Libertarian for State Assembly

District 12 • 2004

Part-Time Legislature

No man’s life, liberty, or property are safe while the Legislature is in session.

—Judge Gideon J. Tucker, 1866

How many laws do we need?

We have outlawed hurting other people (murder, manslaughter, assault, battery, rape, kidnapping). We have outlawed hurting other people’s property (theft, vandalism, arson). We have outlawed lying for gain (fraud). We have outlawed damaging the environment (littering, polluting).

Yet we continue to pay a 120 lawmakers to sit in Sacramento full time, thinking of new laws to pass.
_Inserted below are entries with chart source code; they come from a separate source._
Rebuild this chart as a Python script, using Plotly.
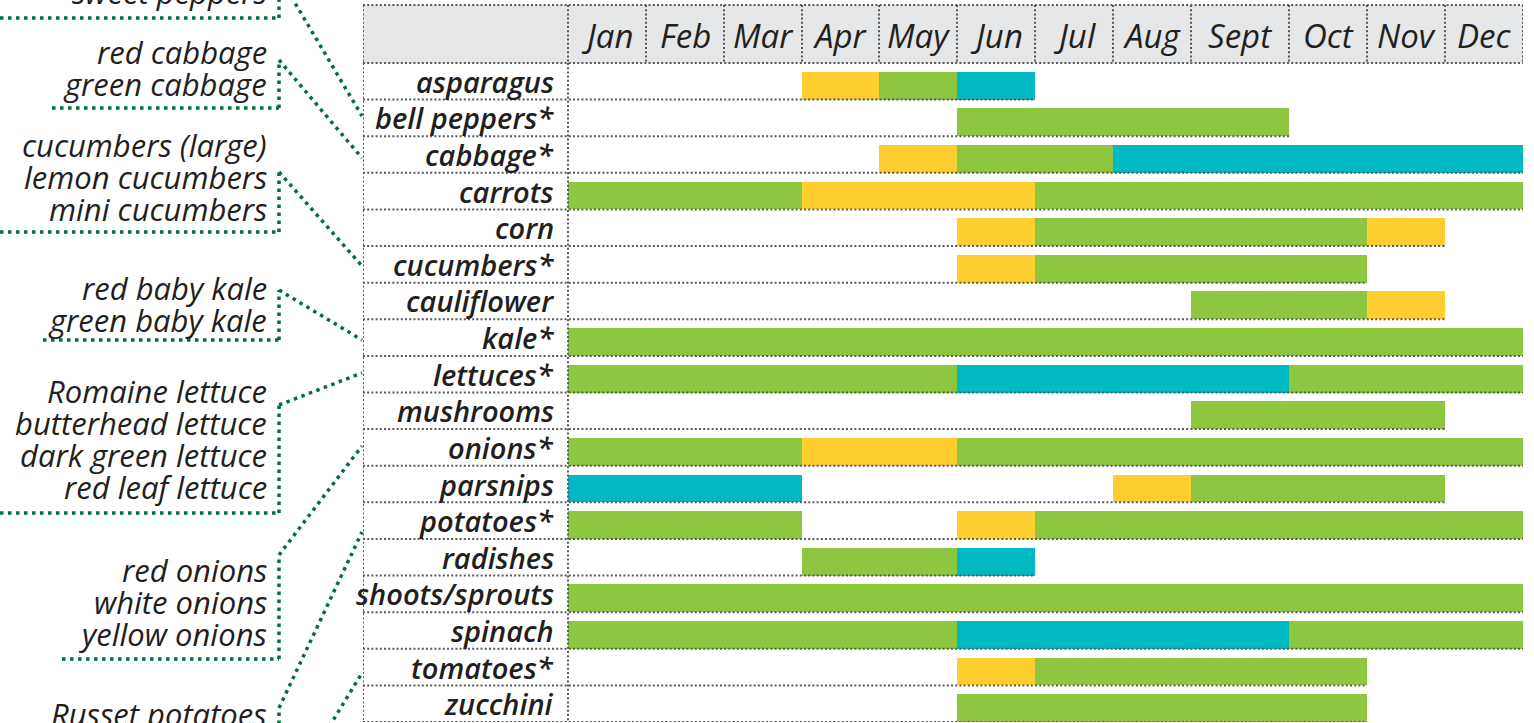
import plotly.graph_objects as go

# ---------------- data ----------------
MONTHS = ["Jan", "Feb", "Mar", "Apr", "May", "Jun", "Jul", "Aug", "Sept", "Oct", "Nov", "Dec"]
CROPS = ["asparagus", "bell peppers*", "cabbage*", "carrots", "corn", "cucumbers*",
         "cauliflower", "kale*", "lettuces*", "mushrooms", "onions*", "parsnips",
         "potatoes*", "radishes", "shoots/sprouts", "spinach", "tomatoes*", "zucchini"]

# (crop, first month, last month)
GREEN_SPANS = [
    ("asparagus", "May", "May"), ("bell peppers*", "Jun", "Sept"), ("cabbage*", "Jun", "Jul"),
    ("carrots", "Jan", "Mar"), ("carrots", "Jul", "Dec"), ("corn", "Jul", "Oct"),
    ("cucumbers*", "Jul", "Oct"), ("cauliflower", "Sept", "Oct"), ("kale*", "Jan", "Dec"),
    ("lettuces*", "Jan", "May"), ("lettuces*", "Oct", "Dec"), ("mushrooms", "Sept", "Nov"),
    ("onions*", "Jan", "Mar"), ("onions*", "Jun", "Dec"), ("parsnips", "Sept", "Nov"),
    ("potatoes*", "Jan", "Mar"), ("potatoes*", "Jul", "Dec"), ("radishes", "Apr", "May"),
    ("shoots/sprouts", "Jan", "Dec"), ("spinach", "Jan", "May"), ("spinach", "Oct", "Dec"),
    ("tomatoes*", "Jul", "Oct"), ("zucchini", "Jun", "Oct"),
]
YELLOW_SPANS = [
    ("asparagus", "Apr", "Apr"), ("cabbage*", "May", "May"), ("carrots", "Apr", "Jun"),
    ("corn", "Jun", "Jun"), ("corn", "Nov", "Nov"), ("cucumbers*", "Jun", "Jun"),
    ("cauliflower", "Nov", "Nov"), ("onions*", "Apr", "May"), ("parsnips", "Aug", "Aug"),
    ("potatoes*", "Jun", "Jun"), ("tomatoes*", "Jun", "Jun"),
]
TEAL_SPANS = [
    ("asparagus", "Jun", "Jun"), ("cabbage*", "Aug", "Dec"), ("lettuces*", "Jun", "Sept"),
    ("parsnips", "Jan", "Mar"), ("radishes", "Jun", "Jun"), ("spinach", "Jun", "Sept"),
]

SIDE_NOTES = [
    ["sweet peppers"],
    ["red cabbage", "green cabbage"],
    ["cucumbers (large)", "lemon cucumbers", "mini cucumbers"],
    ["red baby kale", "green baby kale"],
    ["Romaine lettuce", "butterhead lettuce", "dark green lettuce", "red leaf lettuce"],
    ["red onions", "white onions", "yellow onions"],
    ["Russet potatoes"],
]

# ---------------- layout / style ----------------
W, H = 1534, 723
COL_WIDTHS = [78, 78, 78, 77, 78, 78, 78, 78, 98, 78, 78, 78]   # px per month column
LABEL_COL = 205                                                 # px width of crop-name column
TABLE_LEFT, TABLE_RIGHT = 363, 1523
HEADER_TOP, BODY_TOP, BODY_BOTTOM = 5, 63, 722
BAR_FRACTION = 0.76

GREEN, YELLOW, TEAL = "#8dc63f", "#fecd30", "#00b9c2"
GRID = "#58595b"
HEADER_FILL = "#e6e7e8"
NOTE_GREEN = "#00703c"
INK = "#231f20"
FONT = "Open Sans"

NOTE_FIRST_Y = [-8, 52, 145, 288, 391, 570, 714]
NOTE_LINE_STEP = 32
NOTE_RIGHT = 269
CONNECTORS = [
    [(0, 18), (279, 18), (279, -30)], [(279, -24), (362, 116)],
    [(52, 108), (279, 108), (279, 60)], [(279, 60), (362, 158)],
    [(0, 232), (279, 232), (279, 172)], [(279, 172), (362, 266)],
    [(43, 340), (279, 340), (279, 290)], [(279, 290), (362, 340)],
    [(0, 513), (279, 513), (279, 405)], [(279, 405), (362, 373)],
    [(62, 659), (279, 659), (279, 555)], [(279, 555), (362, 446)],
    [(279, 740), (279, 708)], [(279, 708), (362, 532)],
    [(321, 740), (362, 673)],
]

edges = [0]
for w in COL_WIDTHS:
    edges.append(edges[-1] + w)
month_pos = {m: i for i, m in enumerate(MONTHS)}
row_of = {c: i for i, c in enumerate(CROPS)}


def px(x):
    return x / W


def py(y):
    return 1 - y / H


def bar_trace(spans, color, name):
    ys, bases, lens = [], [], []
    for crop, m0, m1 in spans:
        a = edges[month_pos[m0]]
        b = edges[month_pos[m1] + 1]
        ys.append(row_of[crop])
        bases.append(a)
        lens.append(b - a)
    return go.Bar(orientation="h", y=ys, base=bases, x=lens, width=BAR_FRACTION,
                  offset=1 - BAR_FRACTION, marker=dict(color=color, line=dict(width=0)),
                  name=name, showlegend=False, hoverinfo="skip")


fig = go.Figure()
fig.add_trace(bar_trace(GREEN_SPANS, GREEN, "green"))
fig.add_trace(bar_trace(YELLOW_SPANS, YELLOW, "yellow"))
fig.add_trace(bar_trace(TEAL_SPANS, TEAL, "teal"))

shapes = []
grid_line = dict(color=GRID, width=2, dash="2px,2.2px")

# header background
shapes.append(dict(type="rect", xref="x", yref="paper", x0=-LABEL_COL, x1=edges[-1],
                   y0=py(BODY_TOP), y1=py(HEADER_TOP), fillcolor=HEADER_FILL,
                   line=dict(width=0), layer="below"))
# header horizontal lines
for yy in (HEADER_TOP, BODY_TOP):
    shapes.append(dict(type="line", xref="x", yref="paper", x0=-LABEL_COL, x1=edges[-1],
                       y0=py(yy), y1=py(yy), line=grid_line, layer="above"))
# header vertical lines
for xx in [-LABEL_COL] + edges:
    shapes.append(dict(type="line", xref="x", yref="paper", x0=xx, x1=xx,
                       y0=py(HEADER_TOP), y1=py(BODY_TOP), line=grid_line, layer="above"))
# body vertical lines
for xx in (-LABEL_COL, 0):
    shapes.append(dict(type="line", xref="x", yref="y", x0=xx, x1=xx,
                       y0=0, y1=len(CROPS), line=grid_line, layer="above"))
# row underlines, reaching to the end of each row's bars
row_end = {c: 0 for c in CROPS}
for spans in (GREEN_SPANS, YELLOW_SPANS, TEAL_SPANS):
    for crop, m0, m1 in spans:
        row_end[crop] = max(row_end[crop], edges[month_pos[m1] + 1])
for c in CROPS:
    i = row_of[c]
    shapes.append(dict(type="line", xref="x", yref="y", x0=-LABEL_COL, x1=max(row_end[c], 0),
                       y0=i + 1, y1=i + 1, line=grid_line, layer="above"))

# side-note connectors
for poly in CONNECTORS:
    for (x0, y0), (x1, y1) in zip(poly[:-1], poly[1:]):
        shapes.append(dict(type="line", xref="paper", yref="paper",
                           x0=px(x0), y0=py(y0), x1=px(x1), y1=py(y1),
                           line=dict(color=NOTE_GREEN, width=3.5, dash="3.5px,4.5px"),
                           layer="above"))

annotations = []
# month headers
for i, m in enumerate(MONTHS):
    annotations.append(dict(x=(edges[i] + edges[i + 1]) / 2, y=py(35), xref="x", yref="paper",
                            text=m, showarrow=False, xanchor="center", yanchor="middle",
                            font=dict(family=FONT, size=33, color=INK, style="italic")))
# crop labels
for c in CROPS:
    annotations.append(dict(x=-12, y=row_of[c] + 0.5, xref="x", yref="y", text=c,
                            showarrow=False, xanchor="right", yanchor="middle",
                            font=dict(family=FONT, size=29, color=INK, style="italic",
                                      weight=600)))
# side notes
for lines, y0 in zip(SIDE_NOTES, NOTE_FIRST_Y):
    for k, t in enumerate(lines):
        annotations.append(dict(x=px(NOTE_RIGHT), y=py(y0 + k * NOTE_LINE_STEP),
                                xref="paper", yref="paper", text=t, showarrow=False,
                                xanchor="right", yanchor="middle",
                                font=dict(family=FONT, size=31, color=INK, style="italic")))

fig.update_layout(
    width=W, height=H, margin=dict(l=0, r=0, t=0, b=0),
    paper_bgcolor="white", plot_bgcolor="rgba(0,0,0,0)",
    barmode="overlay", bargap=0,
    xaxis=dict(domain=[px(TABLE_LEFT), px(TABLE_RIGHT)], range=[-LABEL_COL, edges[-1]],
               showgrid=False, zeroline=False, showticklabels=False, ticks="", fixedrange=True),
    yaxis=dict(domain=[py(BODY_BOTTOM), py(BODY_TOP)], range=[len(CROPS), 0],
               showgrid=False, zeroline=False, showticklabels=False, ticks="", fixedrange=True),
    shapes=shapes, annotations=annotations,
)

fig.write_html("out.html", config={"displayModeBar": False},
               post_script="document.body.style.margin='0';document.body.style.overflow='hidden';")
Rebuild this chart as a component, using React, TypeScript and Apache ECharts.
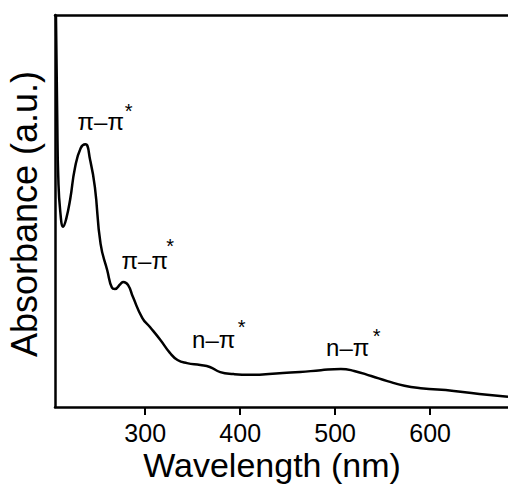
import React, { useEffect, useRef } from 'react';
import * as echarts from 'echarts';

// Wavelength (nm) and absorbance (a.u.)
const wavelength = [206, 207.4, 208.4, 210.5, 213.7, 216.8, 221, 226, 232, 237, 242, 247, 253, 260, 265, 268, 274, 277, 282, 287, 297, 305, 316, 326, 334, 344, 358, 368, 379, 393, 410, 445, 463, 485, 506, 520, 538, 555, 573, 590, 625, 660, 682];
const absorbance = [1.0, 0.73, 0.59, 0.5, 0.46, 0.48, 0.53, 0.61, 0.66, 0.67, 0.63, 0.561, 0.416, 0.349, 0.304, 0.301, 0.314, 0.319, 0.311, 0.281, 0.227, 0.204, 0.171, 0.138, 0.12, 0.112, 0.107, 0.102, 0.089, 0.084, 0.082, 0.087, 0.089, 0.094, 0.097, 0.092, 0.079, 0.066, 0.054, 0.048, 0.041, 0.031, 0.026];

const xTicks = [300, 400, 500, 600];
const xRange = [205, 682];

// Band annotations (label text, label anchor in data coordinates, star anchor)
const annoText = ['π–π', 'π–π', 'n–π', 'n–π'];
const annoPos = [[253.2, 0.728], [299.5, 0.374], [372.1, 0.173], [513.2, 0.152]];
const starPos = [[282.6, 0.756], [326.3, 0.411], [401.6, 0.204], [543.7, 0.18]];

const FONT = '"Liberation Sans", Arial, sans-serif';

export default function App() {
  const ref = useRef<HTMLDivElement>(null);
  useEffect(() => {
    if (!ref.current) return;
    const chart = echarts.init(ref.current, undefined, { renderer: 'svg' });
    const lineData = wavelength.map((w, i) => [w, absorbance[i]]);
    const textSeries = (data: number[][], fmt: (i: number) => string, size: number) => ({
      type: 'scatter',
      data,
      symbolSize: 1,
      silent: true,
      itemStyle: { opacity: 0 },
      label: {
        show: true,
        position: 'inside',
        formatter: (p: any) => fmt(p.dataIndex),
        color: '#000',
        opacity: 1,
        textBorderWidth: 0,
        fontSize: size,
        fontFamily: FONT,
      },
    });
    chart.setOption({
      animation: false,
      backgroundColor: '#ffffff',
      grid: { left: 55, right: 0, top: 15, bottom: 80, containLabel: false, outerBoundsMode: 'none' },
      xAxis: [
        {
          type: 'value',
          min: xRange[0],
          max: xRange[1],
          position: 'bottom',
          axisLine: { show: true, lineStyle: { color: '#000', width: 2.5 } },
          axisTick: { show: true, inside: false, length: 8, lineStyle: { color: '#000', width: 2 }, customValues: xTicks },
          axisLabel: { show: true, customValues: xTicks, color: '#000', fontSize: 25, fontFamily: FONT, margin: 13 },
          splitLine: { show: false },
        },
        {
          type: 'value',
          min: xRange[0],
          max: xRange[1],
          position: 'top',
          axisLine: { show: true, onZero: false, lineStyle: { color: '#000', width: 2.5 } },
          axisTick: { show: false },
          axisLabel: { show: false },
          splitLine: { show: false },
        },
      ],
      yAxis: {
        type: 'value',
        min: 0,
        max: 1,
        axisLine: { show: true, lineStyle: { color: '#000', width: 2.5 } },
        axisTick: { show: false },
        axisLabel: { show: false },
        splitLine: { show: false },
      },
      series: [
        {
          type: 'line',
          data: lineData,
          showSymbol: false,
          smooth: 0.5,
          lineStyle: { color: '#000', width: 2.5 },
        },
        textSeries(annoPos, (i) => annoText[i], 24),
        textSeries(starPos, () => '*', 20),
      ],
      graphic: [
        {
          type: 'text',
          x: 272,
          y: 465,
          style: { text: 'Wavelength (nm)', align: 'center', verticalAlign: 'middle', fontSize: 34, fontFamily: FONT, fill: '#000' },
        },
        {
          type: 'text',
          x: 24.5,
          y: 214,
          rotation: Math.PI / 2,
          style: { text: 'Absorbance (a.u.)', align: 'center', verticalAlign: 'middle', fontSize: 36, fontFamily: FONT, fill: '#000' },
        },
      ],
    });
    return () => chart.dispose();
  }, []);
  return <div ref={ref} style={{ position: 'fixed', left: 0, top: 0, width: 508, height: 487, background: '#fff' }} />;
}
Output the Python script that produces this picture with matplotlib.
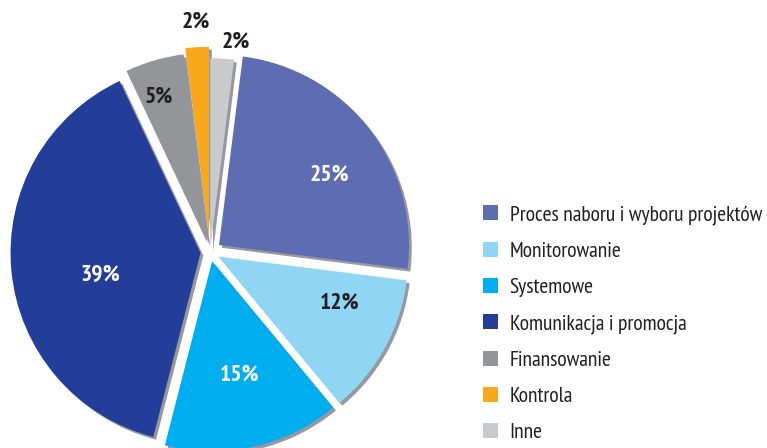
import matplotlib
matplotlib.use('agg')

import numpy as np
import matplotlib.pyplot as plt
import matplotlib.patheffects as pe
from matplotlib.patches import Patch

# Data (legend order)
categories = ['Proces naboru i wyboru projektów', 'Monitorowanie', 'Systemowe',
              'Komunikacja i promocja', 'Finansowanie', 'Kontrola', 'Inne']
shares = [25, 12, 15, 39, 5, 2, 2]

# Styling
colors = ['#5e6cb2', '#8fd6f5', '#00adee', '#223e98', '#939598', '#f7a81b', '#c9cacc']
explode = [0.06, 0.05, 0.05, 0.05, 0.05, 0.08, 0.02]
# label placement: radial distance and angular nudge (deg) from slice middle
label_r = [0.75, 0.735, 0.667, 0.59, 0.857, 1.21, 1.114]
label_nudge = [-5, 7.5, 1, 6.5, 2, 0, -3.5]
label_color = ['white', '#231f20', 'white', 'white', '#231f20', '#231f20', '#231f20']
font = ['PT Sans Narrow', 'Roboto Condensed', 'DejaVu Sans']

fig = plt.figure(figsize=(7.67, 4.48), dpi=100)
ax = fig.add_axes([0, 0, 1, 1])

wedges, _ = ax.pie(shares, colors=colors, explode=explode, startangle=90 - 360 * shares[-1] / 100,
                   counterclock=False, radius=1.0,
                   wedgeprops=dict(linewidth=0))

for w in wedges:
    w.set_path_effects([pe.SimplePatchShadow(offset=(2, -2), shadow_rgbFace='#1a1a2e', alpha=0.45),
                        pe.Normal()])

# percentage labels
for w, s, r, nd, c in zip(wedges, shares, label_r, label_nudge, label_color):
    ang = np.deg2rad((w.theta1 + w.theta2) / 2 + nd)
    ax.text(r * np.cos(ang), r * np.sin(ang), f'{s}%', ha='center', va='center',
            color=c, fontsize=17, fontweight='bold', family=font)

# centre at (210, 252) px, radius 190 px
R = 190.0
ax.set_xlim(-210 / R, (767 - 210) / R)
ax.set_ylim(-(448 - 252) / R, 252 / R)
ax.set_aspect('auto')
ax.axis('off')

handles = [Patch(facecolor=c, edgecolor='none') for c in colors]
leg = fig.legend(handles, categories, loc='upper left', bbox_to_anchor=(0.604, 0.585),
                 frameon=False, handlelength=0.7, handleheight=0.7, handletextpad=0.55,
                 labelspacing=0.79, prop={'family': font, 'size': 15.5})
for t in leg.get_texts():
    t.set_color('#231f20')

fig.savefig('out.png', dpi=100)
Why?

Pass the budget

The state constitution requires that legislators pass the budget on time each year. (A duty which they have singularly failed to discharge.) The legislature should meet full-time for the month leading up to the deadline.

Adjust laws as needed

Otherwise, the legislature should meet one weekend every month to consider necessary changes—for example, updating wire fraud laws to take new communication technologies into account, or addressing changes in social structures since old laws were passed.

Repeal laws

The legislature can spend as much time as needed repealing laws. But looking around for new laws to pass leads to legislators looking for problems that don’t need solving, usually involving something “for the children.”

Don’t quit your day job

With one full month per year and one weekend a month the rest of the year, serving in the legislature should be like serving in the military reserves. Not only would we all be safer, as Judge Tucker observed, but legislators would remain more in touch with what it’s like to be a member of the public. Right now, they go off to Sacramento, usually from holding local appointed or elected office, and forget what it’s like to work for a living. Let’s change that.